Print the lines of the listing below verbatim from its first line through the line bearing "0.001, 0, 0]". Any pictures are to be omitted.

>> start Available data

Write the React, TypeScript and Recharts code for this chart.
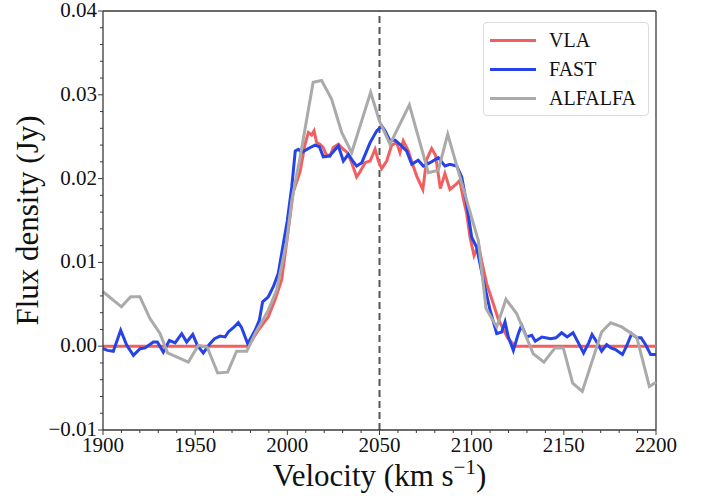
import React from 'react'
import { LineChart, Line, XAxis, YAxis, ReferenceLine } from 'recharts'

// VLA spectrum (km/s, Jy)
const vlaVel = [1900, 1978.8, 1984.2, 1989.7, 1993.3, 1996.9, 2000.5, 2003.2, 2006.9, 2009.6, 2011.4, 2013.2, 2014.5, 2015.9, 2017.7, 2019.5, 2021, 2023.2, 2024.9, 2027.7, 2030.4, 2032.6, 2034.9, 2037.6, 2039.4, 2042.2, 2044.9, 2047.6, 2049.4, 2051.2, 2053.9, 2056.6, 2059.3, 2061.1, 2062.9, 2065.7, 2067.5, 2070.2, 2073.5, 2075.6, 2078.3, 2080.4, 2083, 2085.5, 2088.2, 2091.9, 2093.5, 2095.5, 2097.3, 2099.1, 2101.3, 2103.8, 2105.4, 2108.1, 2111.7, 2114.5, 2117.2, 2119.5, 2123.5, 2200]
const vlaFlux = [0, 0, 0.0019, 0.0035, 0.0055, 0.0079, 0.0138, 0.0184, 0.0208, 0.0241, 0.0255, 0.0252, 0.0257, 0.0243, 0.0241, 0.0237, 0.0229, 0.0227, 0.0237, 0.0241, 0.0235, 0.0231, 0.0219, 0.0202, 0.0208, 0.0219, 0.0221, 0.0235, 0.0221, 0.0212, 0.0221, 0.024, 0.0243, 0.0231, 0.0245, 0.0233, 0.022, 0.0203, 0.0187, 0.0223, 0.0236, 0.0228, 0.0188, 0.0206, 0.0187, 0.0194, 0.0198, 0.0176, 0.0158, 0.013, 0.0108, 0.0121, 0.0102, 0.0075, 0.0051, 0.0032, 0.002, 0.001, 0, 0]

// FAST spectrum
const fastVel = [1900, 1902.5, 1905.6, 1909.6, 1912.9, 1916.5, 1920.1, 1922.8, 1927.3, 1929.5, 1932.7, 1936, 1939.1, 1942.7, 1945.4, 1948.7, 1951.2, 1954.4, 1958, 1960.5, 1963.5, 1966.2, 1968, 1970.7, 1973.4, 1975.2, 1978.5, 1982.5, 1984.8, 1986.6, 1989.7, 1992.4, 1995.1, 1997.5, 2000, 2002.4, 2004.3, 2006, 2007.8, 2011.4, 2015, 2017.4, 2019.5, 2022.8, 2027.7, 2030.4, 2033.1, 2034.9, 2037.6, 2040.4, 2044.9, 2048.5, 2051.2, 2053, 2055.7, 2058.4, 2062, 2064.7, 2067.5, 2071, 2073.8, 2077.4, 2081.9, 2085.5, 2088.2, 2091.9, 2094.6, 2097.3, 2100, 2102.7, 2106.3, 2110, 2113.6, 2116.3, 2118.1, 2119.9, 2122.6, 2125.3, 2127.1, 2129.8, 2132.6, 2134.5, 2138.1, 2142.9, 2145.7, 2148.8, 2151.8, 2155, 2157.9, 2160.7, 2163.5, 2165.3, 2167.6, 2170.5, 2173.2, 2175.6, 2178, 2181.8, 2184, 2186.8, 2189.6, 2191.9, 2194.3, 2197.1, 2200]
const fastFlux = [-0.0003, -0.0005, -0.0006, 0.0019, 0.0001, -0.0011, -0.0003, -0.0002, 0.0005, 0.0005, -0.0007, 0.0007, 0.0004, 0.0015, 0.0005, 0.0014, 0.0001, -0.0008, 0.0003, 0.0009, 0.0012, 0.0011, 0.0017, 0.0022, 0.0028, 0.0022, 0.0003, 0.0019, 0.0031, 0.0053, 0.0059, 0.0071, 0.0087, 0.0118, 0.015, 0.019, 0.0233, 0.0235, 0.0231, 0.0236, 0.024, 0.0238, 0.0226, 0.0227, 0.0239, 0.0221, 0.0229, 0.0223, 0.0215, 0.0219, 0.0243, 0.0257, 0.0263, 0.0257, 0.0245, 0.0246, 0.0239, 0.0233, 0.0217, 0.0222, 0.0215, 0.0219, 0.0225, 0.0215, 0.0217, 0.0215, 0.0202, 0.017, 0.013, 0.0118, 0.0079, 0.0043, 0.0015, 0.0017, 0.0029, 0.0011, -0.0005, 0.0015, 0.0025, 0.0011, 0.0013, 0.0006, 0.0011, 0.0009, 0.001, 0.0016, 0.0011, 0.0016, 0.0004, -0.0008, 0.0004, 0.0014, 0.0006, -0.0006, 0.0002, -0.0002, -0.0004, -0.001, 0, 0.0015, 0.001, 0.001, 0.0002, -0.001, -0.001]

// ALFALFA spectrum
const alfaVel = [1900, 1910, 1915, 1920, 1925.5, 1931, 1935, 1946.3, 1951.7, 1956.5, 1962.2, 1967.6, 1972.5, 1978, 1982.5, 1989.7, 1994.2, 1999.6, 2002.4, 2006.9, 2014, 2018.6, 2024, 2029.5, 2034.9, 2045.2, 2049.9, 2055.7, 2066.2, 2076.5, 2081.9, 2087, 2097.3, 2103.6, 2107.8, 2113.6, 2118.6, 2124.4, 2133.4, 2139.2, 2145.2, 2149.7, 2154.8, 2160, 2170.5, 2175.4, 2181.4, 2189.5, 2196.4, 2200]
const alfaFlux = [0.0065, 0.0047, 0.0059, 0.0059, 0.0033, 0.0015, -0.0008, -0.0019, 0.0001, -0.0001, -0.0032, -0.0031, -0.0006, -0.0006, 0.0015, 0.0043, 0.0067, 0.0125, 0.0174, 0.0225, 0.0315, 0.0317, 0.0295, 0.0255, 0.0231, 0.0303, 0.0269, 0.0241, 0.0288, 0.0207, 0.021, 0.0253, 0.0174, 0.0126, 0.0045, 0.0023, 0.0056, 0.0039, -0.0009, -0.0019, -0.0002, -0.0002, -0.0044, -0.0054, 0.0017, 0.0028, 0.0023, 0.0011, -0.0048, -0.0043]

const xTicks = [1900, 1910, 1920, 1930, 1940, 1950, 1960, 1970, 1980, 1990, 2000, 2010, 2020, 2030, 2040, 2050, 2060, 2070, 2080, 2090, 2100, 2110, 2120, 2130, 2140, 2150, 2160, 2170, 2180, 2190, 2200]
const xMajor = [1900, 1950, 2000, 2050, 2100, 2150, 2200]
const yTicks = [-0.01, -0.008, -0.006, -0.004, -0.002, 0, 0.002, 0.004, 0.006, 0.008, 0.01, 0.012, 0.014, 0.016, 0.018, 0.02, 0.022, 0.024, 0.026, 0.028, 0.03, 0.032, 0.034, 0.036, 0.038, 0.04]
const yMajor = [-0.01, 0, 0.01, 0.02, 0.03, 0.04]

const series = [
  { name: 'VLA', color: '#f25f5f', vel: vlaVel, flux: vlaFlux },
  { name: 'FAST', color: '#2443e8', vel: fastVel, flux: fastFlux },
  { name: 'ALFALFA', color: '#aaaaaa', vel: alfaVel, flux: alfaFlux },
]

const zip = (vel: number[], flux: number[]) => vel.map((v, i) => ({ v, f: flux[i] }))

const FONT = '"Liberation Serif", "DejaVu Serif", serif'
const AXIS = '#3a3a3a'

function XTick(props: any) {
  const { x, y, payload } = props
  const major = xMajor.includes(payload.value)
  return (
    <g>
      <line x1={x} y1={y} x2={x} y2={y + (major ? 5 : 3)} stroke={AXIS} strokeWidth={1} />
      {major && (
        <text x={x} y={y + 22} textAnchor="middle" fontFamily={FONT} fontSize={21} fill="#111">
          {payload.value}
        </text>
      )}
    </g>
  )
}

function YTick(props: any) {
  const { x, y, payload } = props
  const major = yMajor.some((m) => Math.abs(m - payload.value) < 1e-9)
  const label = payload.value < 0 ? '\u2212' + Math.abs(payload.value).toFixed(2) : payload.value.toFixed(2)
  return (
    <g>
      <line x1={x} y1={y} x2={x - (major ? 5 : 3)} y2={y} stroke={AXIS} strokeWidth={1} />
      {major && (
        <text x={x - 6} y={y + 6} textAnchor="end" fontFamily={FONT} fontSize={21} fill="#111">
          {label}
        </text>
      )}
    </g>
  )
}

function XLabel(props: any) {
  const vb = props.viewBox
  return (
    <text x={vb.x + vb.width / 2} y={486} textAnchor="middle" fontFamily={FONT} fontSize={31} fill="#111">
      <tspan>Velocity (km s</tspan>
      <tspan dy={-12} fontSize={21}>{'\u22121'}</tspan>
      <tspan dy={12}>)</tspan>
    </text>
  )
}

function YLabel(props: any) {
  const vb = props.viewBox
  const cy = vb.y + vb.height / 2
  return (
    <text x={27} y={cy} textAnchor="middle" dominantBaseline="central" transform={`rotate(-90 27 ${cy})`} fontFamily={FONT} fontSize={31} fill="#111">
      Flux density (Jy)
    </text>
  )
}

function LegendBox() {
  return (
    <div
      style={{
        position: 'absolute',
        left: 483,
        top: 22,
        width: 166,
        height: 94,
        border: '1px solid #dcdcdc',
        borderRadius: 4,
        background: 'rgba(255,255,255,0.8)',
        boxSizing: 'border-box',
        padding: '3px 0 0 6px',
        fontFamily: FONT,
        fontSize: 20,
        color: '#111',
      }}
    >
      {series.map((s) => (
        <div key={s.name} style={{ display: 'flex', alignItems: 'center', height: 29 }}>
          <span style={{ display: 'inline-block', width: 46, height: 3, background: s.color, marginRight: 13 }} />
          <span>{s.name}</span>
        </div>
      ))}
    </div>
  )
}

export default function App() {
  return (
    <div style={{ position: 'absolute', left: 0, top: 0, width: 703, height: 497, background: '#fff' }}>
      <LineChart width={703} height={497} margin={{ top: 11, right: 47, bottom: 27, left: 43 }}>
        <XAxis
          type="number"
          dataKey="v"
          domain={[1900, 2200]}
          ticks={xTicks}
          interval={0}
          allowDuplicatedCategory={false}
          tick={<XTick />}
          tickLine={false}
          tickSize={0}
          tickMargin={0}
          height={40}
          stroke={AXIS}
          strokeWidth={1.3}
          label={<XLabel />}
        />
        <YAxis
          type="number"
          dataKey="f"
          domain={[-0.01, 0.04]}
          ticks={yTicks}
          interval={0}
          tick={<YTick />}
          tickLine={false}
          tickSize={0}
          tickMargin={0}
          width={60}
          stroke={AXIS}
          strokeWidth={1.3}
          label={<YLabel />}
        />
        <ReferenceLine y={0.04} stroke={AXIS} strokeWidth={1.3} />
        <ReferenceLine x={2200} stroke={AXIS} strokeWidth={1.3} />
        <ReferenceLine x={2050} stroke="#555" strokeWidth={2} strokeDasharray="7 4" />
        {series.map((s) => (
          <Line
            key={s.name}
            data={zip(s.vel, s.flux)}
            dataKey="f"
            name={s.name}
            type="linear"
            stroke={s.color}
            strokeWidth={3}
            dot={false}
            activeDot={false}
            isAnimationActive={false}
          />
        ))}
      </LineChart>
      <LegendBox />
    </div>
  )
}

>> end Available data

◆ Task solution
Write the React, TypeScript and Recharts code for this chart.
import React from 'react'
import { LineChart, Line, XAxis, YAxis, ReferenceLine } from 'recharts'

// VLA spectrum (km/s, Jy)
const vlaVel = [1900, 1978.8, 1984.2, 1989.7, 1993.3, 1996.9, 2000.5, 2003.2, 2006.9, 2009.6, 2011.4, 2013.2, 2014.5, 2015.9, 2017.7, 2019.5, 2021, 2023.2, 2024.9, 2027.7, 2030.4, 2032.6, 2034.9, 2037.6, 2039.4, 2042.2, 2044.9, 2047.6, 2049.4, 2051.2, 2053.9, 2056.6, 2059.3, 2061.1, 2062.9, 2065.7, 2067.5, 2070.2, 2073.5, 2075.6, 2078.3, 2080.4, 2083, 2085.5, 2088.2, 2091.9, 2093.5, 2095.5, 2097.3, 2099.1, 2101.3, 2103.8, 2105.4, 2108.1, 2111.7, 2114.5, 2117.2, 2119.5, 2123.5, 2200]
const vlaFlux = [0, 0, 0.0019, 0.0035, 0.0055, 0.0079, 0.0138, 0.0184, 0.0208, 0.0241, 0.0255, 0.0252, 0.0257, 0.0243, 0.0241, 0.0237, 0.0229, 0.0227, 0.0237, 0.0241, 0.0235, 0.0231, 0.0219, 0.0202, 0.0208, 0.0219, 0.0221, 0.0235, 0.0221, 0.0212, 0.0221, 0.024, 0.0243, 0.0231, 0.0245, 0.0233, 0.022, 0.0203, 0.0187, 0.0223, 0.0236, 0.0228, 0.0188, 0.0206, 0.0187, 0.0194, 0.0198, 0.0176, 0.0158, 0.013, 0.0108, 0.0121, 0.0102, 0.0075, 0.0051, 0.0032, 0.002, 0.001, 0, 0]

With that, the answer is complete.